The Maghreb’s Strategic Importance 

The Maghreb extends from the Atlantic through the Mediterranean to the core of the Middle East, covering territory vital to U.S. national security. The region is rich in energy resources, and key trans-Mediterranean transportation routes connecting Europe and sub-Saharan Africa pass through Rabat, Tunis, and Algiers. An expanding Chinese presence in the region threatens to replace traditional alliances with the United States and Europe, not only through trade but also through growing defense and security cooperation. Meanwhile, Russia has renewed its military, economic, and diplomatic engagement in the region, including through weapons purchases and on-the-ground military support. While Russian military capabilities in the region are potentially overstated, they reflect Moscow’s geostrategic aims in Africa.  

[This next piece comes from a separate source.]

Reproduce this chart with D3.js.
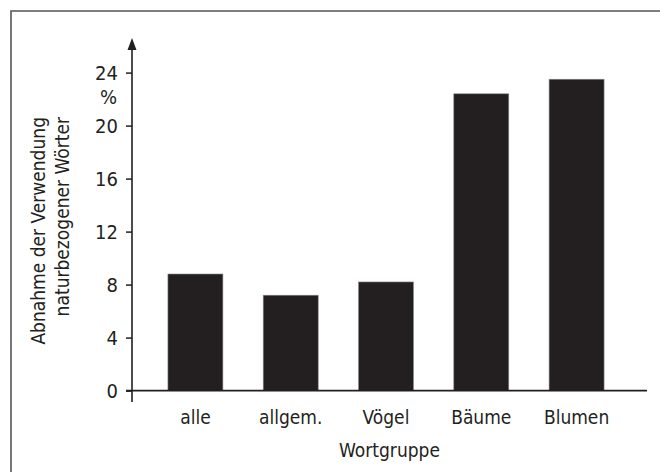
<!DOCTYPE html>
<html>
<head>
<meta charset="utf-8">
<script src="https://cdn.jsdelivr.net/npm/d3@7"></script>
<style>
  html, body { margin: 0; padding: 0; background: #fff; }
  svg { display: block; }
  text { font-family: "DejaVu Sans Condensed", "DejaVu Sans", sans-serif; font-stretch: condensed; fill: #231f20; }
</style>
</head>
<body>
<svg id="chart" width="660" height="472"></svg>
<script>
const categories = ["alle", "allgem.", "Vögel", "Bäume", "Blumen"];
const values = [8.8, 7.2, 8.2, 22.4, 23.5];
const yTicks = [0, 4, 8, 12, 16, 20, 24];
const yLabelLines = ["Abnahme der Verwendung", "naturbezogener Wörter"];
const xTitle = "Wortgruppe";
const unitLabel = "%";

const svg = d3.select("#chart");
const ink = "#231f20";
const fs = 19;
const fsTick = 20;
const ff = '"DejaVu Sans Condensed", "DejaVu Sans", sans-serif';

// frame
svg.append("path")
  .attr("d", "M11,472V11H660")
  .attr("fill", "none")
  .attr("stroke", "#555")
  .attr("stroke-width", 1.6);

const x = d3.scaleBand().domain(categories).range([132, 640]).paddingInner(0.423).paddingOuter(0.377);
const y = d3.scaleLinear().domain([0, 24]).range([390.6, 72.6]);

// bars
svg.append("g").selectAll("rect").data(values).join("rect")
  .attr("x", (d, i) => x(categories[i]))
  .attr("width", x.bandwidth())
  .attr("y", d => y(d))
  .attr("height", d => y(0) - y(d))
  .attr("fill", ink)
  .attr("stroke", "#8a8a8a")
  .attr("stroke-width", 0.6);

// y axis ticks
const yAxis = d3.axisLeft(y).tickValues(yTicks).tickSize(6).tickPadding(8).tickFormat(d3.format("d"));
const gy = svg.append("g").attr("transform", "translate(132,0)").call(yAxis);
gy.select(".domain").remove();
gy.selectAll(".tick line").attr("stroke", ink).attr("stroke-width", 1.5);
gy.selectAll(".tick text").style("font-size", fsTick + "px").style("font-family", ff).attr("fill", ink);

// axis lines
svg.append("line").attr("x1", 132).attr("x2", 132).attr("y1", 48).attr("y2", 402)
  .attr("stroke", ink).attr("stroke-width", 1.6);
svg.append("path").attr("d", "M132,38L127.5,50L136.5,50Z").attr("fill", ink);
svg.append("line").attr("x1", 126).attr("x2", 647).attr("y1", y(0)).attr("y2", y(0))
  .attr("stroke", ink).attr("stroke-width", 1.6);

// x labels
svg.append("g").selectAll("text").data(categories).join("text")
  .attr("x", d => x(d) + x.bandwidth() / 2)
  .attr("y", 424)
  .attr("text-anchor", "middle")
  .style("font-size", fs + "px")
  .text(d => d);

// x title
svg.append("text").attr("x", 389.5).attr("y", 457).attr("text-anchor", "middle")
  .style("font-size", fs + "px").text(xTitle);

// unit label
svg.append("text").attr("x", 117).attr("y", 104).attr("text-anchor", "end")
  .style("font-size", fsTick + "px").text(unitLabel);

// y title (rotated, end-aligned at top)
yLabelLines.forEach((t, i) => {
  svg.append("text")
    .attr("transform", `translate(${45 + i * 24},117) rotate(-90)`)
    .attr("text-anchor", "end")
    .style("font-size", fs + "px")
    .text(t);
});
</script>
</body>
</html>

Libya and Algeria both have expansive southern territories that are linked to the Sahel, a largely ungoverned region critical for combatting violent extremism. The lack of stability in Libya has influenced smuggling and extremist activity, which also thrives on weak governance in Mali, Niger, Chad, and Sudan. This activity has spilled over into Tunisia and Algeria, with porous borders contributing to attacks perpetrated by extremist groups, including at major tourist destinations. From the perspective of European allies, furthering stability in the Maghreb will help secure energy sources, reduce criminality at Europe’s southern periphery, and combat illegal migration. 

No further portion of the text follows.